The exercise ▸ Extract the lines from the first line of the records below through the line containing "(cright) at (403,386);", inclusive, and reproduce them exactly as written.
───── Dataset extract ─────
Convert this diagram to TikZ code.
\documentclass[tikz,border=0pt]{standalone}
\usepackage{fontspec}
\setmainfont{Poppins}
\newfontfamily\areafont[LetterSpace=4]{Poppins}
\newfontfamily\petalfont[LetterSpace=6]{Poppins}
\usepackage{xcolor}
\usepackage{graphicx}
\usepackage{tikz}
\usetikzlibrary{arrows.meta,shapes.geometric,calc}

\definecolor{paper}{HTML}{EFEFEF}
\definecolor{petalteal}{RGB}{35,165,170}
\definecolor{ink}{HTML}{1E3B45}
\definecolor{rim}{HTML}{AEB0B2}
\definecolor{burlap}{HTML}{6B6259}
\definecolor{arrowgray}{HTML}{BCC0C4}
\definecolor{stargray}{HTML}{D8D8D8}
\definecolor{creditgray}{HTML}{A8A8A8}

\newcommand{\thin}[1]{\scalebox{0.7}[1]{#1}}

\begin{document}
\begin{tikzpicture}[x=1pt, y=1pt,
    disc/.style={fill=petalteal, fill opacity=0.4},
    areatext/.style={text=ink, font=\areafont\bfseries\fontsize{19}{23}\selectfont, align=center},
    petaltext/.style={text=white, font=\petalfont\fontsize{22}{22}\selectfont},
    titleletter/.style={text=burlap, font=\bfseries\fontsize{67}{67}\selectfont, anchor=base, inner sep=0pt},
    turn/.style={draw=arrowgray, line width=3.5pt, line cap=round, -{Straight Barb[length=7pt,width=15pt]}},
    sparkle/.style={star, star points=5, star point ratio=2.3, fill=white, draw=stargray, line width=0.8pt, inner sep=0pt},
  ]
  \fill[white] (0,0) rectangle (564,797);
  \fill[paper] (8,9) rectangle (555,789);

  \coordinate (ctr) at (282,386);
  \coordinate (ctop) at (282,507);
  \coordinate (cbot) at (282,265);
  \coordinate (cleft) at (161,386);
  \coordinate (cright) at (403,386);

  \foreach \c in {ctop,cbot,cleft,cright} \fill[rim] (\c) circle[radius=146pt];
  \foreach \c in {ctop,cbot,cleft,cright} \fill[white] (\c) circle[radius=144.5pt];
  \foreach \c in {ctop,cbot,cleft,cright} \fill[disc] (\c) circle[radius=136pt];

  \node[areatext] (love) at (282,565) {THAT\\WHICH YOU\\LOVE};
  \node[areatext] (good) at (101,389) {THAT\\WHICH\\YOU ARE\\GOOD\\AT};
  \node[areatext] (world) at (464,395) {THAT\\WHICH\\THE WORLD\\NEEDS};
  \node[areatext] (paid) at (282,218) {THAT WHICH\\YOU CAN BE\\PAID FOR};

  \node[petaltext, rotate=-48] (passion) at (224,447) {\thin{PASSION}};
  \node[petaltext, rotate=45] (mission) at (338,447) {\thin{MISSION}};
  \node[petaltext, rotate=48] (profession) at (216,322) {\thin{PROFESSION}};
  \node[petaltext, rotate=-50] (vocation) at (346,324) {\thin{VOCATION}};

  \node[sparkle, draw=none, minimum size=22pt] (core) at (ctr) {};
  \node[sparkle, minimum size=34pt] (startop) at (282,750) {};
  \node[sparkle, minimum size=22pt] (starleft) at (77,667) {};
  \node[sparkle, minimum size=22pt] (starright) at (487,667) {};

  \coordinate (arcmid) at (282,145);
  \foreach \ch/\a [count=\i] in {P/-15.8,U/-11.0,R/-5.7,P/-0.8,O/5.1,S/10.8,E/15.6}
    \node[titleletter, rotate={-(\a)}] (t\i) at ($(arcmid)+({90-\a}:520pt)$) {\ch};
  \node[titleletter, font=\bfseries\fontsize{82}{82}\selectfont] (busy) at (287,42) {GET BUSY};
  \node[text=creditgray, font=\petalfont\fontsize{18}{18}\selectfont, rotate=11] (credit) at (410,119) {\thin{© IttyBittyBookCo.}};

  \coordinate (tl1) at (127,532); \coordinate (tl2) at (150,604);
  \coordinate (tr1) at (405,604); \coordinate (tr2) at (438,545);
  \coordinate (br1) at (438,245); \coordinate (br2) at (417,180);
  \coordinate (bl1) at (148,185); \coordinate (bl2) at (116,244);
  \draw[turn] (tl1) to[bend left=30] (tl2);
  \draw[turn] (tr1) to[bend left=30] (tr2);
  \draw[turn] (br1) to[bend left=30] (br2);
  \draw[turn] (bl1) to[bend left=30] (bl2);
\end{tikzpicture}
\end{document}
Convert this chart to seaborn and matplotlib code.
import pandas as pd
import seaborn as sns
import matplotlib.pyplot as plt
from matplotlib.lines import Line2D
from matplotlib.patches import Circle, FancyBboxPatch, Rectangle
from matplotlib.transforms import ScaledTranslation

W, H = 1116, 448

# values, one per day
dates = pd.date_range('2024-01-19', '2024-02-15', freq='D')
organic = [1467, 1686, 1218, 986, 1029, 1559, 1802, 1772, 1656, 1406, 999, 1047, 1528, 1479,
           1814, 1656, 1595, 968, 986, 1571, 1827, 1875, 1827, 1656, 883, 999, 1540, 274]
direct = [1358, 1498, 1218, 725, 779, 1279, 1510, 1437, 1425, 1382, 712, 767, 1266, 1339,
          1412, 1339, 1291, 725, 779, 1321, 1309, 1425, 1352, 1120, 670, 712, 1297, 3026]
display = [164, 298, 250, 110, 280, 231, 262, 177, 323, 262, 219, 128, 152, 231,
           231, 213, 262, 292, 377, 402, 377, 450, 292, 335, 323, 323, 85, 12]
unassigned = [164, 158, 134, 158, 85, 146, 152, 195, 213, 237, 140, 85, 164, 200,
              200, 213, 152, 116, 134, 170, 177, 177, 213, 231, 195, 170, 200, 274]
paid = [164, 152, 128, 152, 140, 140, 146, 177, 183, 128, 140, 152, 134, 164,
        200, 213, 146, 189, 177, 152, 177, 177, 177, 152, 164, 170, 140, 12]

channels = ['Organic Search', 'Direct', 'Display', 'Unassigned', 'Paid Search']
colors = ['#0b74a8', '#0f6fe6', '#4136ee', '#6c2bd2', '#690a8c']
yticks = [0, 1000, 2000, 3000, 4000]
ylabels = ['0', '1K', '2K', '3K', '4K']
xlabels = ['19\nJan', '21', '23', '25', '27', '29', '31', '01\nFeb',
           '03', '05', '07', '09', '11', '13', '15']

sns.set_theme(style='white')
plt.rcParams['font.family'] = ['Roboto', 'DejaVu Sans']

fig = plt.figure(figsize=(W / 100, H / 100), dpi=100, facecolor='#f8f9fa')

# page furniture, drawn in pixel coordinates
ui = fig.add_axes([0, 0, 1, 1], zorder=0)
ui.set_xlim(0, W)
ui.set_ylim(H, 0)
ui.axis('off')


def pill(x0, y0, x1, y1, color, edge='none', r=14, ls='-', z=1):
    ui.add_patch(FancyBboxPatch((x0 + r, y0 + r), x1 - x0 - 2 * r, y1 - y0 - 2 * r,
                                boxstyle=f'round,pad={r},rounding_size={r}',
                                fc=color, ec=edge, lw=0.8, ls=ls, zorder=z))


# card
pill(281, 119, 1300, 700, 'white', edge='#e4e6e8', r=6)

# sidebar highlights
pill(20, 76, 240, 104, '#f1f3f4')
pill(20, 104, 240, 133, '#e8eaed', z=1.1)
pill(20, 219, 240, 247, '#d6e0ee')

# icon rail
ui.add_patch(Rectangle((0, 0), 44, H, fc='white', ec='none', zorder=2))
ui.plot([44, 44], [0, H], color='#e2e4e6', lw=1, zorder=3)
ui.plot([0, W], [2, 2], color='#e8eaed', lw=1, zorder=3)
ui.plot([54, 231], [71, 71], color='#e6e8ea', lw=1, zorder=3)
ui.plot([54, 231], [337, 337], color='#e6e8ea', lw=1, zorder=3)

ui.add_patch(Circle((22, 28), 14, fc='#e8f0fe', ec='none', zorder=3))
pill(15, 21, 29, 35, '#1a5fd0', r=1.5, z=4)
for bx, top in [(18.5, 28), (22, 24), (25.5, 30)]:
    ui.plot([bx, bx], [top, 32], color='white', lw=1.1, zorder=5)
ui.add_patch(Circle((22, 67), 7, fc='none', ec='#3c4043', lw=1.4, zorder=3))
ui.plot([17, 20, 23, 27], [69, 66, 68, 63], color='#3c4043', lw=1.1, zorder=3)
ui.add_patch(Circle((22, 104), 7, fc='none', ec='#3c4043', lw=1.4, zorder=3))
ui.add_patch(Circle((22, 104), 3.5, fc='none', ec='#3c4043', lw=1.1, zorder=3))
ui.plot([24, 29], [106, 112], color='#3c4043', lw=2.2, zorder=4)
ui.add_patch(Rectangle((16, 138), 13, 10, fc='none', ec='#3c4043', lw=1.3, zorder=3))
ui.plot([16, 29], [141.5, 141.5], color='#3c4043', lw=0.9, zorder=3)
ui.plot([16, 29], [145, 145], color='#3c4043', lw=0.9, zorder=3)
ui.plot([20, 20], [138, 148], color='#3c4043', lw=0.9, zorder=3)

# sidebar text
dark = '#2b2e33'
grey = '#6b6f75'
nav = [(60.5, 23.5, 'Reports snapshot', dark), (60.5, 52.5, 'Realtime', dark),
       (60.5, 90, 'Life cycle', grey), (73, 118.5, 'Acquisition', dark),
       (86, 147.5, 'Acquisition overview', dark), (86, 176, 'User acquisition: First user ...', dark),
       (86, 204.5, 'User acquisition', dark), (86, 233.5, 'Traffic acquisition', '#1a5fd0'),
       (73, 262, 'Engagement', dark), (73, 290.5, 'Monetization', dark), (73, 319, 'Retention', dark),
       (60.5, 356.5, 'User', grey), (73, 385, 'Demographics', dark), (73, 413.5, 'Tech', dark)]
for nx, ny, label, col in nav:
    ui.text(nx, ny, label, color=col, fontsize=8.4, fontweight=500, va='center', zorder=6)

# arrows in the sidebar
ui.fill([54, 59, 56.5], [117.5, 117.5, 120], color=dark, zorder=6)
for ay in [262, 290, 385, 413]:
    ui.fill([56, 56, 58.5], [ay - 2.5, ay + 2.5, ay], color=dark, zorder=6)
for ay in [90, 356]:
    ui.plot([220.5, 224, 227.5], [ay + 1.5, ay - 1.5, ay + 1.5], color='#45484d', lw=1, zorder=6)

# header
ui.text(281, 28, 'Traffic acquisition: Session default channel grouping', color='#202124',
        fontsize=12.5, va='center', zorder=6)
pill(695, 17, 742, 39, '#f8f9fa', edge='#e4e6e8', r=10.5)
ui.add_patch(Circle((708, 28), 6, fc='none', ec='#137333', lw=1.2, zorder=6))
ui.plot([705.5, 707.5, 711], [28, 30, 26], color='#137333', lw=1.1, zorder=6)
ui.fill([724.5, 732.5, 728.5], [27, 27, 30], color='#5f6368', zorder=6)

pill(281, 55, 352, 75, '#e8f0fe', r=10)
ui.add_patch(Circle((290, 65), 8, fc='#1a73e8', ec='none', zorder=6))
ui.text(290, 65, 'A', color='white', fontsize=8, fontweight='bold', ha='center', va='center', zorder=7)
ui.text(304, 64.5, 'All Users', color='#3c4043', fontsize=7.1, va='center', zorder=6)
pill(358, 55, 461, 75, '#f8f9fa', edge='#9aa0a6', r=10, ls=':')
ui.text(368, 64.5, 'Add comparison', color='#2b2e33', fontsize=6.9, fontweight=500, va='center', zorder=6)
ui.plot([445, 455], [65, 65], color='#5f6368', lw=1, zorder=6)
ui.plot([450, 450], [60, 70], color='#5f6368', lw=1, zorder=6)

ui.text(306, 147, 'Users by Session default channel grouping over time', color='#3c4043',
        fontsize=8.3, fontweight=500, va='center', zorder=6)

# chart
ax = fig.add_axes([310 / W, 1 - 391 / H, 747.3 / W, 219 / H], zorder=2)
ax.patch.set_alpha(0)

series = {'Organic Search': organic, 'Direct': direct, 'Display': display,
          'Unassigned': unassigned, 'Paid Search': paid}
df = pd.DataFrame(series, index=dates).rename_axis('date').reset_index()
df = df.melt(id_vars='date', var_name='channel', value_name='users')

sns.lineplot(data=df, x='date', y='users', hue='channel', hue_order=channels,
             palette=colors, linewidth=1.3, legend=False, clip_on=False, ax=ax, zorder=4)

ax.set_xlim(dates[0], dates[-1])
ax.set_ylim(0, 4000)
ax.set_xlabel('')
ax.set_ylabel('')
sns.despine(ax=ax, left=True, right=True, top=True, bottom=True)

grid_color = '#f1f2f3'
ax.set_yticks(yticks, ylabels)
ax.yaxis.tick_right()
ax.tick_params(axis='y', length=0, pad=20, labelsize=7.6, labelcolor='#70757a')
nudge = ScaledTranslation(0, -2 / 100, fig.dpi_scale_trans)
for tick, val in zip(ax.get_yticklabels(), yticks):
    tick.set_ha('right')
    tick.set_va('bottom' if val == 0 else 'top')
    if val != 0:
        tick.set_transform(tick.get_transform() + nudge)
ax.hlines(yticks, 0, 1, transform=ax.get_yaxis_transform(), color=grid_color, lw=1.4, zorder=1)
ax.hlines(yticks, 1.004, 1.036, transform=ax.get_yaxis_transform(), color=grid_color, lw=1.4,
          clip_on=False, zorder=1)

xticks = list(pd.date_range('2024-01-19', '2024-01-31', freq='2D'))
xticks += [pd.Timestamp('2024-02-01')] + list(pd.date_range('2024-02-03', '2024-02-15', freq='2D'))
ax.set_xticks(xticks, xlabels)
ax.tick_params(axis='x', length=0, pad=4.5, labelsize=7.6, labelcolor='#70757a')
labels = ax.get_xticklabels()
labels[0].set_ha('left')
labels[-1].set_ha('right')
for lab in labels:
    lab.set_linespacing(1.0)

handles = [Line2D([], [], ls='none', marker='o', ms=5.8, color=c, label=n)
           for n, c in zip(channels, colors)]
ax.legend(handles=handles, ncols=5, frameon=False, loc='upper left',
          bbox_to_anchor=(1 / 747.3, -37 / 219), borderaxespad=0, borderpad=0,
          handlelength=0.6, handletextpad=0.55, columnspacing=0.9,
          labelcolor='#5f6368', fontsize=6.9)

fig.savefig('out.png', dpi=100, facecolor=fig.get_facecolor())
─────
Exercise result ▸
Convert this diagram to TikZ code.
\documentclass[tikz,border=0pt]{standalone}
\usepackage{fontspec}
\setmainfont{Poppins}
\newfontfamily\areafont[LetterSpace=4]{Poppins}
\newfontfamily\petalfont[LetterSpace=6]{Poppins}
\usepackage{xcolor}
\usepackage{graphicx}
\usepackage{tikz}
\usetikzlibrary{arrows.meta,shapes.geometric,calc}

\definecolor{paper}{HTML}{EFEFEF}
\definecolor{petalteal}{RGB}{35,165,170}
\definecolor{ink}{HTML}{1E3B45}
\definecolor{rim}{HTML}{AEB0B2}
\definecolor{burlap}{HTML}{6B6259}
\definecolor{arrowgray}{HTML}{BCC0C4}
\definecolor{stargray}{HTML}{D8D8D8}
\definecolor{creditgray}{HTML}{A8A8A8}

\newcommand{\thin}[1]{\scalebox{0.7}[1]{#1}}

\begin{document}
\begin{tikzpicture}[x=1pt, y=1pt,
    disc/.style={fill=petalteal, fill opacity=0.4},
    areatext/.style={text=ink, font=\areafont\bfseries\fontsize{19}{23}\selectfont, align=center},
    petaltext/.style={text=white, font=\petalfont\fontsize{22}{22}\selectfont},
    titleletter/.style={text=burlap, font=\bfseries\fontsize{67}{67}\selectfont, anchor=base, inner sep=0pt},
    turn/.style={draw=arrowgray, line width=3.5pt, line cap=round, -{Straight Barb[length=7pt,width=15pt]}},
    sparkle/.style={star, star points=5, star point ratio=2.3, fill=white, draw=stargray, line width=0.8pt, inner sep=0pt},
  ]
  \fill[white] (0,0) rectangle (564,797);
  \fill[paper] (8,9) rectangle (555,789);

  \coordinate (ctr) at (282,386);
  \coordinate (ctop) at (282,507);
  \coordinate (cbot) at (282,265);
  \coordinate (cleft) at (161,386);
  \coordinate (cright) at (403,386);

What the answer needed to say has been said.